1. Oooh, Haymarket, I don't know. What about eating fresh and local?
2. HOLY CRAP, $1.00 cauliflower?!

Why I don't feel guilty about buying produce at Haymarket:

The major reasons are availability and price. At this time of year farmers' markets in Boston aren't open yet and my CSA doesn't start until the first week of June. Most supermarket chains do not stock a terrible amount of local produce at this time of year.

The produce at Haymarket comes from the wholesale distributors across the hahbah in Chelsea. The vendors at Haymarket buy cases of produce rejected or passed up by restaurants and grocery stores at ridiculously reduced prices.

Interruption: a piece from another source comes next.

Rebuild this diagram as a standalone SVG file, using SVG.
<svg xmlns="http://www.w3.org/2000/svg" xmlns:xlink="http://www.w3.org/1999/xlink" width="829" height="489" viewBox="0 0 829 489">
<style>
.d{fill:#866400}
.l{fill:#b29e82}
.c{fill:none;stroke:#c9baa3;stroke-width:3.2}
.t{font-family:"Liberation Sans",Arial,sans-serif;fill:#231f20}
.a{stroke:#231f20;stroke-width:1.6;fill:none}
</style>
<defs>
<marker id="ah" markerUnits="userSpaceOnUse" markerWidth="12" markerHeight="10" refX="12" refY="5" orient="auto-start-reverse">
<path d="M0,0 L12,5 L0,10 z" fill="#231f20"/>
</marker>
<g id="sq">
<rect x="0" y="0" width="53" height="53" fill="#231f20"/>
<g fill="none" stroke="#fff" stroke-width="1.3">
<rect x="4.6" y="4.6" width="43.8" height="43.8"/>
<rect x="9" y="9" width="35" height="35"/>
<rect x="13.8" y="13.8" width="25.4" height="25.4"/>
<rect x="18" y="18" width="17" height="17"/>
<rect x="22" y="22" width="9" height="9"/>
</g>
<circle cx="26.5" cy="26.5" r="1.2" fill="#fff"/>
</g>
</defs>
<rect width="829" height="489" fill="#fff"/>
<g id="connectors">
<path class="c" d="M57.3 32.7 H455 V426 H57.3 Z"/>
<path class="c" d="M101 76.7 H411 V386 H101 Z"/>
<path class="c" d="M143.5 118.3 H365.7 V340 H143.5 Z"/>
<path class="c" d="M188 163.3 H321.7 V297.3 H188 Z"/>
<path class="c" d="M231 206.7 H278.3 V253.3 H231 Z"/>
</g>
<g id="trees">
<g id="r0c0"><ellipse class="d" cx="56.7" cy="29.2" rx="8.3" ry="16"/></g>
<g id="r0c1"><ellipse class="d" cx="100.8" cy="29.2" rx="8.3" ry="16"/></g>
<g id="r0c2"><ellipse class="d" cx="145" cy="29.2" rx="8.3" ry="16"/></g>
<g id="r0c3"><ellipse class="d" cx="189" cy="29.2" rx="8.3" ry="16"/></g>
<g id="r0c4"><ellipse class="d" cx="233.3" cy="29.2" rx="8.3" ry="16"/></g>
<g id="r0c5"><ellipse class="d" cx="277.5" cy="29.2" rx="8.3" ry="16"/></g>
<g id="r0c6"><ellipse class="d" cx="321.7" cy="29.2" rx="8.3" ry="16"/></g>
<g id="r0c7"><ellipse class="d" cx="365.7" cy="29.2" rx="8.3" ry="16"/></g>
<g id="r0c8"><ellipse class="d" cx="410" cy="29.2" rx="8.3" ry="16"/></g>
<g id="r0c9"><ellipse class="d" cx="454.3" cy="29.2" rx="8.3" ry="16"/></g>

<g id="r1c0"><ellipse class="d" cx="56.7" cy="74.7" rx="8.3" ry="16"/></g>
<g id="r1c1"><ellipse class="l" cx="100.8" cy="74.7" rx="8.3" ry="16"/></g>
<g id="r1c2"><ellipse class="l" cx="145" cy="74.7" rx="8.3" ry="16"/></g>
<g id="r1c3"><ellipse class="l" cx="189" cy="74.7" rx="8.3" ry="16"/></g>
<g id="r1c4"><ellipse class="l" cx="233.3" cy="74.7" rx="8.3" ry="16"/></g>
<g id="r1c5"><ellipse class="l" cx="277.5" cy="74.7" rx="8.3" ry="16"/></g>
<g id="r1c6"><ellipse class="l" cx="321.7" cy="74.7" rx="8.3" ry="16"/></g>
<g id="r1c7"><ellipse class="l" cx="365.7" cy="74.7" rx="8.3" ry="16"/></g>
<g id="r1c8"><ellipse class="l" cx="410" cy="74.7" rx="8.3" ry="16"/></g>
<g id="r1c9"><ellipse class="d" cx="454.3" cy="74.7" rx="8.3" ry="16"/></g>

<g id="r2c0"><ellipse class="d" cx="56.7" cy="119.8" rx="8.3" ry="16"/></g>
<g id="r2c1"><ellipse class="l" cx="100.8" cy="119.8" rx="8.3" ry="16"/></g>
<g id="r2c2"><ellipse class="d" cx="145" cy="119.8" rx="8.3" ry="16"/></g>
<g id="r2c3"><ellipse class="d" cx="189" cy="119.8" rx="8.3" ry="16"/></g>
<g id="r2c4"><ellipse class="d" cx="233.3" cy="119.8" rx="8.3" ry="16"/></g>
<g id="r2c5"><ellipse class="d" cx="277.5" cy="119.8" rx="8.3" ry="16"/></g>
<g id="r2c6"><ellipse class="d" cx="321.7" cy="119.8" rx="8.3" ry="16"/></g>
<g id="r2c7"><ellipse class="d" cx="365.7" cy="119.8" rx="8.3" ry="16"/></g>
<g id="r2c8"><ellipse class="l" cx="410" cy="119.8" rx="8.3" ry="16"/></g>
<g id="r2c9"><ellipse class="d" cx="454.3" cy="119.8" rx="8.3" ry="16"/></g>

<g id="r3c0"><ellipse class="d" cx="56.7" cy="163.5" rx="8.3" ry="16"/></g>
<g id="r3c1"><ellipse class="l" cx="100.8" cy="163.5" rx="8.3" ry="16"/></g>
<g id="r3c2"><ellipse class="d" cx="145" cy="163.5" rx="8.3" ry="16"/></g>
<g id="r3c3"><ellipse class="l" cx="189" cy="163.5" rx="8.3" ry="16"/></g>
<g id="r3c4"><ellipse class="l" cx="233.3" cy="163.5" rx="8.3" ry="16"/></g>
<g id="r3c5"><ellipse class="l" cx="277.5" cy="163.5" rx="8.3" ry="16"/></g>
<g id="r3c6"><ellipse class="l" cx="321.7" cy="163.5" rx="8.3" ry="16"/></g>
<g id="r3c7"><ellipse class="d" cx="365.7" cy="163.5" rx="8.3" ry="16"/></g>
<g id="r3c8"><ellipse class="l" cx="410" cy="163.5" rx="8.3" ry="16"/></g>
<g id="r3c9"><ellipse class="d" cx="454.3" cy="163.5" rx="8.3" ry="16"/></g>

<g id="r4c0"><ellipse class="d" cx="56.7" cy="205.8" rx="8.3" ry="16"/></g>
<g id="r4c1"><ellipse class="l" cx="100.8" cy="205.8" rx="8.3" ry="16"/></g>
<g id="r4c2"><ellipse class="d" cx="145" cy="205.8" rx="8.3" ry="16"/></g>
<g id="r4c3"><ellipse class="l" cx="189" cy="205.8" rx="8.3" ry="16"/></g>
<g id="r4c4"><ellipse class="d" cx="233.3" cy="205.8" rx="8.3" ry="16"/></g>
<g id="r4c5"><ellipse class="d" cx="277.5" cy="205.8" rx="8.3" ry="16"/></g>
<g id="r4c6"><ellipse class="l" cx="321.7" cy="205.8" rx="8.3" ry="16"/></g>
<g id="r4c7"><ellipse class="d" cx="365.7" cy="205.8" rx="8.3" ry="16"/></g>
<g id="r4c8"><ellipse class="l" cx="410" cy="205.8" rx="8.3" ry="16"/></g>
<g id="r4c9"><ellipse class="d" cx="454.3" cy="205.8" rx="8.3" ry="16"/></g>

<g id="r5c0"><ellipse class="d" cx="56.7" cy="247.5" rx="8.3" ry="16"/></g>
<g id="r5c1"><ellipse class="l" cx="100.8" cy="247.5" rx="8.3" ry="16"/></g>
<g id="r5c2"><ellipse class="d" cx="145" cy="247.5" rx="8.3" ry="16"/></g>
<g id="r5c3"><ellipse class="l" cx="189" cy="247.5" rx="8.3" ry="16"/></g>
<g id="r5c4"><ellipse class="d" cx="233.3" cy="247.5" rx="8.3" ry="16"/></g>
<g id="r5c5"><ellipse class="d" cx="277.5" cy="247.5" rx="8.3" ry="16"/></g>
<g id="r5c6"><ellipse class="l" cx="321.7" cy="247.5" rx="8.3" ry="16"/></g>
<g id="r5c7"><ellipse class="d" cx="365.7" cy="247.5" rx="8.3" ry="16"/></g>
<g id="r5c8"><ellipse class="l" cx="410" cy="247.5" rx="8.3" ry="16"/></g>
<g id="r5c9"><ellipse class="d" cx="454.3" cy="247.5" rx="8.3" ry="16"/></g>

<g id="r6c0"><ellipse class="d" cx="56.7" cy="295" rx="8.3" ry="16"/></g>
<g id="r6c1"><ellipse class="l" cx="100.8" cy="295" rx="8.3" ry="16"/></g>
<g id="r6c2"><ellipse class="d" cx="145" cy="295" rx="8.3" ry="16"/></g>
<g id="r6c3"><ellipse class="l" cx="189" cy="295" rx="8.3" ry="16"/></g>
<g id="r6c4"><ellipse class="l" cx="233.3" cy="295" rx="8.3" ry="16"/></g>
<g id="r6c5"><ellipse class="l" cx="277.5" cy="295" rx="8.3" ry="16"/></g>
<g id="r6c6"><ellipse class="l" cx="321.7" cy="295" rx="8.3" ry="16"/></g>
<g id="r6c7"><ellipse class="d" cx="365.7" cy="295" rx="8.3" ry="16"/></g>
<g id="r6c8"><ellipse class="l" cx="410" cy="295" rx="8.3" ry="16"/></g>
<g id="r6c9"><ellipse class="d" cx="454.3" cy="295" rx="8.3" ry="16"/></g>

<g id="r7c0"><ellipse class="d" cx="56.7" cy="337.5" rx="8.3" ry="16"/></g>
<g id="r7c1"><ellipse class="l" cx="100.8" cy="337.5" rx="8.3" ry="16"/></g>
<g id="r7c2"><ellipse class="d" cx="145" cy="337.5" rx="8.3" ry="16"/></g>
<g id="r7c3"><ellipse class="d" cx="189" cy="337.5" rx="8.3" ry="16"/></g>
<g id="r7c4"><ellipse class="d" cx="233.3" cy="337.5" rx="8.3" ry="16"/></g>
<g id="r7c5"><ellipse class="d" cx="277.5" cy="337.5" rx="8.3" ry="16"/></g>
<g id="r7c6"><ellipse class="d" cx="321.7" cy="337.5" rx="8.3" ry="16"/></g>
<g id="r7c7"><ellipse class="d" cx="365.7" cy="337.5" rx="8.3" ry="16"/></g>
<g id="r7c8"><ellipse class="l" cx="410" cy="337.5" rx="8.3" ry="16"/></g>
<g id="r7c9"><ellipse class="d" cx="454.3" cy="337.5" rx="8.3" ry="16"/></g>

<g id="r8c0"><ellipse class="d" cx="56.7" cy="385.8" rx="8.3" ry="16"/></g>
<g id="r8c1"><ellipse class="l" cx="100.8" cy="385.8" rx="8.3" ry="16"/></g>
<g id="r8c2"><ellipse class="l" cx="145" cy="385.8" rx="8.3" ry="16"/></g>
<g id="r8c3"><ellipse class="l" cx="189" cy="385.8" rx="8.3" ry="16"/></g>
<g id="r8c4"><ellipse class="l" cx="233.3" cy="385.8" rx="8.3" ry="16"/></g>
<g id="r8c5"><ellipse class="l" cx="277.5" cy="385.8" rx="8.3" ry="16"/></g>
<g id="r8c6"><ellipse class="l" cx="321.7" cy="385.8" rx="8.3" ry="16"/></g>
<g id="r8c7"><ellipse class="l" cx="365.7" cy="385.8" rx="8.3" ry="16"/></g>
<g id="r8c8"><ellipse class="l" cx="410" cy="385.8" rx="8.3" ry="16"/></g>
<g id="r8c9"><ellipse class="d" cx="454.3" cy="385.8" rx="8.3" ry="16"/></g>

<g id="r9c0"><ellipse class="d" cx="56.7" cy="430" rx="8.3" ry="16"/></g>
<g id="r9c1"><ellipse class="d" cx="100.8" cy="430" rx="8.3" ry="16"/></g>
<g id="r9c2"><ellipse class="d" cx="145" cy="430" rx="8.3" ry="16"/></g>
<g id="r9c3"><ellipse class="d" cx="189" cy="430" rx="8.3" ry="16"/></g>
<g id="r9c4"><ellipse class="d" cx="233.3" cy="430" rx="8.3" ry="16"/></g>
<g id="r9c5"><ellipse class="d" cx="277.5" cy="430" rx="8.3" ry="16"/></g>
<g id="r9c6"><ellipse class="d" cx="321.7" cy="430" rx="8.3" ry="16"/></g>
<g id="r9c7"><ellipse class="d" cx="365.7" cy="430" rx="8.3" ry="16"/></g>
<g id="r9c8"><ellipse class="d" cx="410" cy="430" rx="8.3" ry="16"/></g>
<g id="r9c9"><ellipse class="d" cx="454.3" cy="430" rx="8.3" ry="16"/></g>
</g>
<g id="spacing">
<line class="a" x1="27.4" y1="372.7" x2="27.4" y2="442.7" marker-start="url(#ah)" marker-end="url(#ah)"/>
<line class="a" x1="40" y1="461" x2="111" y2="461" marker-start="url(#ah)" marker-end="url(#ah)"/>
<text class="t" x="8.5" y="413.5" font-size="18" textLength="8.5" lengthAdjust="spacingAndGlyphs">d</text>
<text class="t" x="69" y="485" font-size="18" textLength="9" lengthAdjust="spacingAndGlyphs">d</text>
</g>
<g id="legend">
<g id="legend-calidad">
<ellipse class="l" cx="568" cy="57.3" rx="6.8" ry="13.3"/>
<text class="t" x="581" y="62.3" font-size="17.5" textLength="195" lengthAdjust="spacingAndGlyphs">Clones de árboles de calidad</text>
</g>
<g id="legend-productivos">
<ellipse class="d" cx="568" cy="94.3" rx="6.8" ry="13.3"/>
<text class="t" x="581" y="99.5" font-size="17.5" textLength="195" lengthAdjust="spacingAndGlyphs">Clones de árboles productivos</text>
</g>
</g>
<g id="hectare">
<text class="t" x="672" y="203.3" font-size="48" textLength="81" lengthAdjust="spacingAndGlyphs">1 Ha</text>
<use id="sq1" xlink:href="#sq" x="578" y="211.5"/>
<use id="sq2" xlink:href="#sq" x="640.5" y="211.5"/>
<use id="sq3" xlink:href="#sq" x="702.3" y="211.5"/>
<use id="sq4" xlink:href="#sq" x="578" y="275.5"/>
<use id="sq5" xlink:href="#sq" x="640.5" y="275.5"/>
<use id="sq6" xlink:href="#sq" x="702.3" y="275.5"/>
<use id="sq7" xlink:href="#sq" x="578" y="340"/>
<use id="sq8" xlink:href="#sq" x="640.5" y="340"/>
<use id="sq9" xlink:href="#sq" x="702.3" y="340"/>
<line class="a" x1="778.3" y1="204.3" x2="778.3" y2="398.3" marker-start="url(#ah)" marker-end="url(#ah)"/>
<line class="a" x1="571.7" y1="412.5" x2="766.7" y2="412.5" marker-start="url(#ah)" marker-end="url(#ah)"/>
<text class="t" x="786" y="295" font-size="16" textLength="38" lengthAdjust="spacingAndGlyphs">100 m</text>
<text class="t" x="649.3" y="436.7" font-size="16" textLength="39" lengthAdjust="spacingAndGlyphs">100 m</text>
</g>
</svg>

Why does it get rejected? A whole case is often rejected because of a cosmetic blemish on one or two items. Or the contents are too near to ripeness to satisfy a supermarket's model of leaving produce out for 2 weeks or more. Maybe it "fell off a truck". The melons might be too small or oddly shaped to be sold in a conventional store. Or maybe a chef changed their mind about a produce order when it arrived at the restaurant late.

What you find at Haymarket is a mixed bag, but if you know how to select produce, you're going to go home with a ton of food for very little cash (only, sweetie). Some vendors won't let you touch the merchandise and some will. I tend to avoid those that don't let me pick (though when five pounds of sweet potatoes or six cucumbers are a dollar, I don't mind getting a few bad ones). Organic food can be found, and fresh herbs that you're not growing at home are a steal. I wash everything as soon as I get home and refrigerate what is appropriate to refrigerate and most of it lasts me at least 5 days.

If it doesn't go to Haymarket, it's probably going to get thrown out by the distributor. So I like to think of it as reducing food waste, even if that's not entirely accurate. Maybe it gets canned; I like to think it does.

Besides, given the option, I think it's definitely better for me to be eating fruits and vegetables than something that comes from a box on a supermarket shelf.

Last Friday's take:
1 cucumber
1 head cauliflower
1 bunch mint (which I used for tabbouleh along with some parsley I had happily surviving in a glass of water from the previous week, then I made some iced tea with mint to accompany my pseudo-Moroccan food)
2 pounds of bananas (I don't live in Hawaii and don't see myself getting these locally)
5 bulbs of garlic (not from China)
5 limes
1 eggplant
2 navel oranges
2 cantaloupes; 1 small, 1 oddly shaped, still not ripe even now.

All for $7.00, probably less if I had gone on Saturday instead.

Even if you're totally against the idea of this market, it's a great place to go for people watching, just don't get in the way! The variety of languages I hear makes me miss New York.